▼

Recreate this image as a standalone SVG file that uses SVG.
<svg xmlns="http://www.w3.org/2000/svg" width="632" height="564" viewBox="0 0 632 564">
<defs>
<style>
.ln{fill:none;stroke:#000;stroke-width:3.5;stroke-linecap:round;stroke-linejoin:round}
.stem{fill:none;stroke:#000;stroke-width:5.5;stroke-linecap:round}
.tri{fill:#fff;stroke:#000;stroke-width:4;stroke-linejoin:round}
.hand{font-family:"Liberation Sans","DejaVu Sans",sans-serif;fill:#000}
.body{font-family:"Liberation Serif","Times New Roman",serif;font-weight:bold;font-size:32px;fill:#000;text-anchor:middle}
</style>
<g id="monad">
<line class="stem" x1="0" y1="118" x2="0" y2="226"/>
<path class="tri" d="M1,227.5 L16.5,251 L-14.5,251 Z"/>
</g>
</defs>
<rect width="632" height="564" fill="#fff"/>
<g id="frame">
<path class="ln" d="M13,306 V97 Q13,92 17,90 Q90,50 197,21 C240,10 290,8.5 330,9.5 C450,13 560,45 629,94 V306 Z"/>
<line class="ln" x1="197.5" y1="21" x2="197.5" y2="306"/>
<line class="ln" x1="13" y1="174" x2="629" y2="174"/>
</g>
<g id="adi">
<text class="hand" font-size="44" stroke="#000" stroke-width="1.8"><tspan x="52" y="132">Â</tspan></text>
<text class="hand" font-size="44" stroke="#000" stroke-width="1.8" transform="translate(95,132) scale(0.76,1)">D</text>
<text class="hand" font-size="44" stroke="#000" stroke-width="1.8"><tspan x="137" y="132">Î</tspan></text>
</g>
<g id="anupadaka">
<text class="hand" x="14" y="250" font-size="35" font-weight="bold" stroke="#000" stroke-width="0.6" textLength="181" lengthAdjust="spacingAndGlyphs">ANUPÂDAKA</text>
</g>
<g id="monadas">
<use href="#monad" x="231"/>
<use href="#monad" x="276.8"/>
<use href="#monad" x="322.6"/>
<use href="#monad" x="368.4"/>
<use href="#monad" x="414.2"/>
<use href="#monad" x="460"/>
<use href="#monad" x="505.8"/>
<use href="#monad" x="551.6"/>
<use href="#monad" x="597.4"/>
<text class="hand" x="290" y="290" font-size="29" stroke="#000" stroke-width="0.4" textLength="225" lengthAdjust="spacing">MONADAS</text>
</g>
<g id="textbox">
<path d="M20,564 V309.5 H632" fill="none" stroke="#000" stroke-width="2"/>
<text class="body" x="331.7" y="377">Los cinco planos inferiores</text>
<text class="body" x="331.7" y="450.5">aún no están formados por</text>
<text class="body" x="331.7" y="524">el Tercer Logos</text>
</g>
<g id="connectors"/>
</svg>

▲
▼

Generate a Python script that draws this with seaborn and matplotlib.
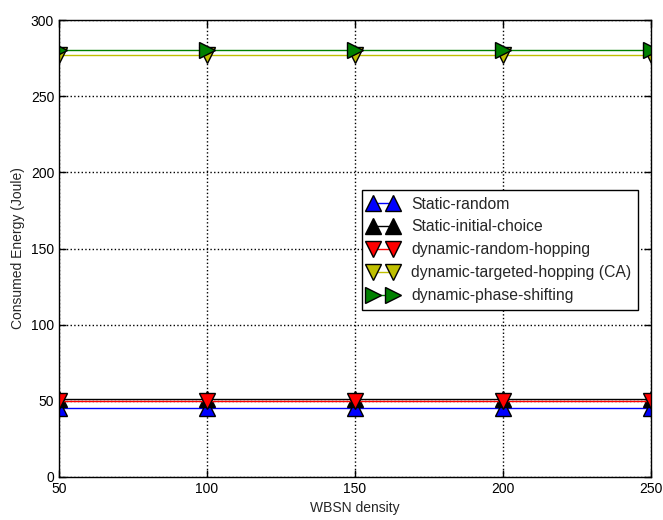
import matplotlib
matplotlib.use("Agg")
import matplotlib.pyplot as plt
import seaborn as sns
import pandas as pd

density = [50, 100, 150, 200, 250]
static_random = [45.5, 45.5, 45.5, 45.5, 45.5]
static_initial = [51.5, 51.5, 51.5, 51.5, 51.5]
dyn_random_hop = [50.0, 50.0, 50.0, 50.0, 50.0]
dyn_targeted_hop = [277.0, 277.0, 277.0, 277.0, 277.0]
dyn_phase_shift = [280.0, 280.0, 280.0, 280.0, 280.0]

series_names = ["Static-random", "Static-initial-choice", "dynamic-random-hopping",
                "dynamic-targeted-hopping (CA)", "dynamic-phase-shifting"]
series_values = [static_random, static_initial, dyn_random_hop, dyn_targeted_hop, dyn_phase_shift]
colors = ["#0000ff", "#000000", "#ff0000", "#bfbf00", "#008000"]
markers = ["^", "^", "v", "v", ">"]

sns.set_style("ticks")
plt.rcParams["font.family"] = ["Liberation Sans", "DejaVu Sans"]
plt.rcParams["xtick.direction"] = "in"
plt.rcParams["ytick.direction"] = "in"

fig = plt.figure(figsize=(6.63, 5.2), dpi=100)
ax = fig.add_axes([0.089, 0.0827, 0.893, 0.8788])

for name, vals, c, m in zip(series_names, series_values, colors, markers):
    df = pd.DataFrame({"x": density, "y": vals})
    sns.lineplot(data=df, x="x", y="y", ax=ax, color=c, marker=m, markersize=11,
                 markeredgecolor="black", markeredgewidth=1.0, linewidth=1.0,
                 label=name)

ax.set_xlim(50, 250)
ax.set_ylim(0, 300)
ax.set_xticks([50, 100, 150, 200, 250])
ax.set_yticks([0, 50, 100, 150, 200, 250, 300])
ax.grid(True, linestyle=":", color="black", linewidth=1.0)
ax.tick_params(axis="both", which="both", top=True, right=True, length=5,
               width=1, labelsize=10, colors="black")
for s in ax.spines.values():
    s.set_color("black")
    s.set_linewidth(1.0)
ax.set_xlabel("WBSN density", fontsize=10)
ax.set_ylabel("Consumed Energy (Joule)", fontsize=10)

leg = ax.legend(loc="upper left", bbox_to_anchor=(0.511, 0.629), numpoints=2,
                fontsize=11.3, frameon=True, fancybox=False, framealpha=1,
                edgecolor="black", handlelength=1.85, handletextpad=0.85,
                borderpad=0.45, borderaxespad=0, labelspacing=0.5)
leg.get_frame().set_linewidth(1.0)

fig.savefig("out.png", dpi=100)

▲

Wherever "matplotlib" shows up in a line, copy that line.

Generate a Python script that draws this with seaborn and matplotlib.
import matplotlib
matplotlib.use("Agg")
import matplotlib.pyplot as plt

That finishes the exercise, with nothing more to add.